5 modern tools to know if you were the “Rip Van Winkle” of Data Science who slept for the last 2…

Original article was published on Artificial Intelligence on Medium


5 modern tools to know if you were the “Rip Van Winkle” of Data Science who slept for the last 2 years and just woke up

5 data science tools that rose to popularity in recent times.

Sleeping sloth from Pixabay

“Rip Van Winkle” is a short story by the American author Washington Irving, first published in 1819. It follows a Dutch-American villager named Rip Van Winkle who falls asleep in the Mountains and wakes up 20 years later, having missed the American Revolution.

Similarly, if you were a data scientist who slept (got sidetracked) for the last 1–2 years and woke up now, this post will serve as a briefing to the data science revolution that happened during this time.

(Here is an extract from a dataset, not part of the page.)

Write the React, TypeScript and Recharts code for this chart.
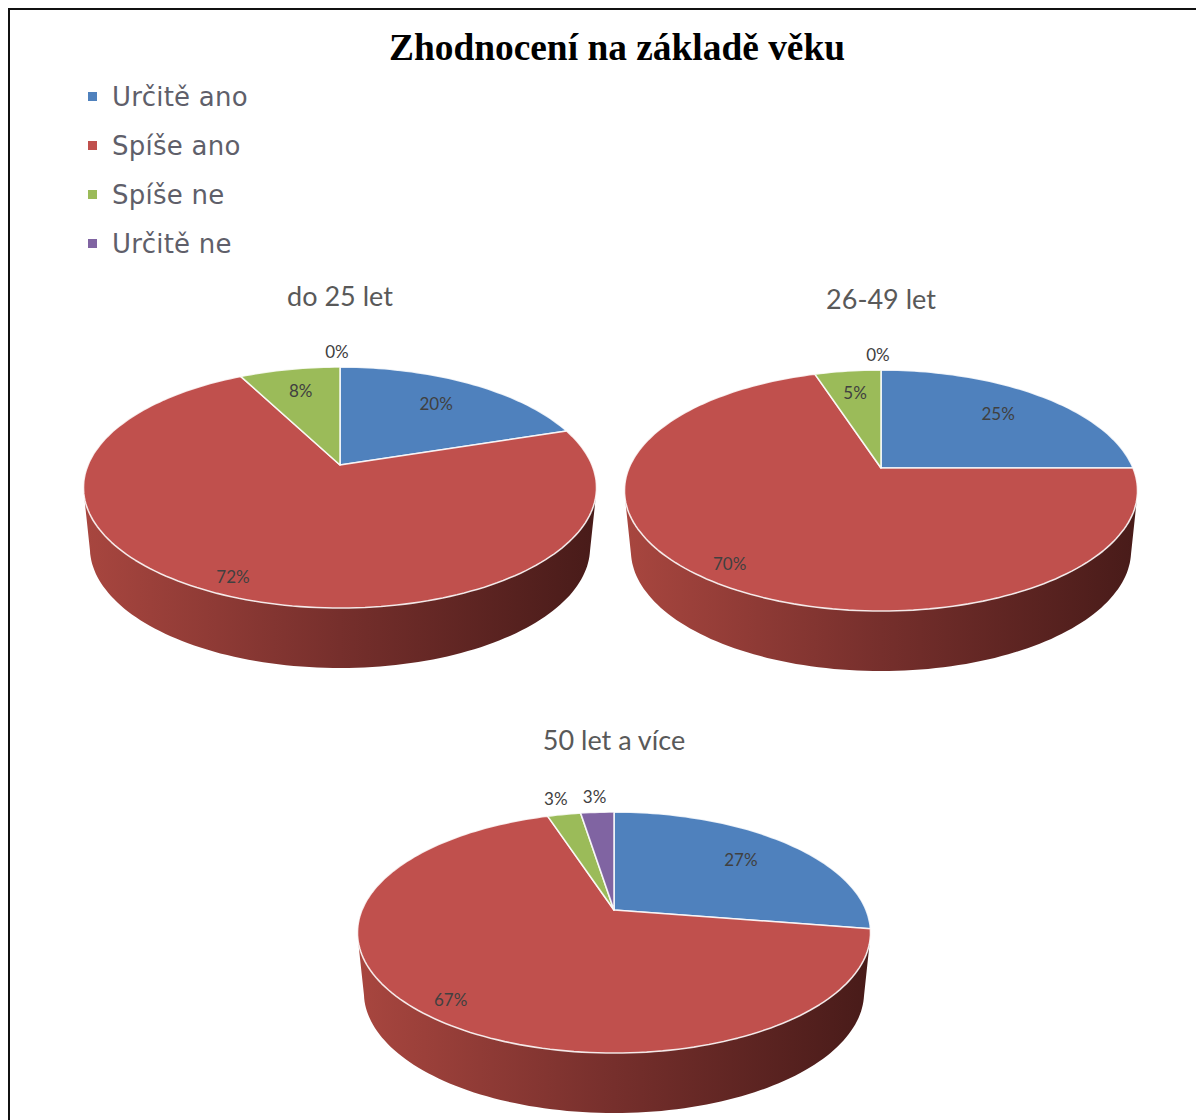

Disclaimer: It is not comprehensive and I might have missed a few tools that were equally revolutionary. Pardon my recall (No ML pun intended!).

Let’s get started!

Pycaret

Image from Pycaret website

Quoting from their website, PyCaret is an open-source, low-code machine learning library in Python that allows you to go from preparing your data to deploying your model within seconds in your choice of notebook environment.

My point of view —

Traditional ML pipeline (using Scikit-learn etc):

Prepare features -> Apply missing value imputation techniques (Categorical and numerical) -> Apply feature scaling (min-max etc) -> feature selection -> Run several models (RandomForest, Naive Bayes, Xgboost etc) -> Tune hyperparameters -> visualize results (seaborn etc) -> Deploy your model

Pycaret ML pipeline:

Prepare features-> Pycaret -> Boom 💥

Just get your data as a pandas data frame, write 3 lines of code and get the output from several classifiers with top scores highlighted –

from pycaret.classification import *
class_setup = setup(data = data, target = 'cls var', session_id=123)
compare_models()
Image from Pycaret Demo

You can plot model evaluation metrics, use explainability of models (SHAP), deploy, etc all with 1–2 lines of code.

With Pycaret 2.0 you can even do model logging using MLFlow by data bricks.

Streamlit

Image from Streamlit.io

Problem: Data Scientists lack Frontend skills to create a demo for their application. So great projects slip through the cracks and don’t get the exposure that they deserve.

Solution: Enter Streamlit. A minimal framework to create powerful frontend with just pure python. No HTML, CSS, and Javascript experience needed.

Gif of streamlit frontend from Github Gan Demo

FastAPI

Image from FastAPI Docs

Quoting from their website, FastAPI is a modern, fast (high-performance), web framework for building APIs.

If you wanted to expose your amazing ML model as a REST API, the de facto standard was to use Flask.

Now enters FastAPI which does the job that Flask does with significant improvements –

  • FastAPI already has a production-ready server called Uvicorn, unlike Flask.
  • FastAPI, as the name suggests, is much faster than Flask and is one of the fastest Python frameworks available.
  • It automatically generates documentation using Swagger UI.
  • Easy to switch if you were a Flask user already.

TLDR: If you fell asleep during the Flask era, wake up and learn FastAPI 🙂

Cortex

Image from cortex.dev

My point of view —

Traditional Deployment pipeline (on AWS as an example):

Model inference code -> create Flask API -> Add Gunicorn to be production-ready -> create a Docker container -> deploy Docker on container orchestration service (EKS, ECS, Fargate etc) -> logging, autoscaling, load balancing -> infrastructure for rolling updates (without taking down current API)

Cortex ML deployment pipeline:

Model inference code -> Cortex-> Boom 💥

Cortex automates the whole traditional deployment process. If you just provide your AWS credentials, you can use Cortex’s command-line interface to deploy an API to production just starting from model inference code.

Cortex is open-source, easy-to-use, built for scale, and also supports AWS spot instances to save cost.

MadewithML

MadewithML Topics from their webpage

If you ever had a problem with keeping up with the latest data science developments and projects, worry no more.

MadewithML makes it super easy to organize all the great data science content found on the web in one single place. Every day you can go and see what are the top projects in data science by looking at their trending section. They are community curated and rated so the best ones reach the top!

There are also collections on each topic so if you want to know all the best projects about any topic let’s say “Question-Answering” you can find them curated.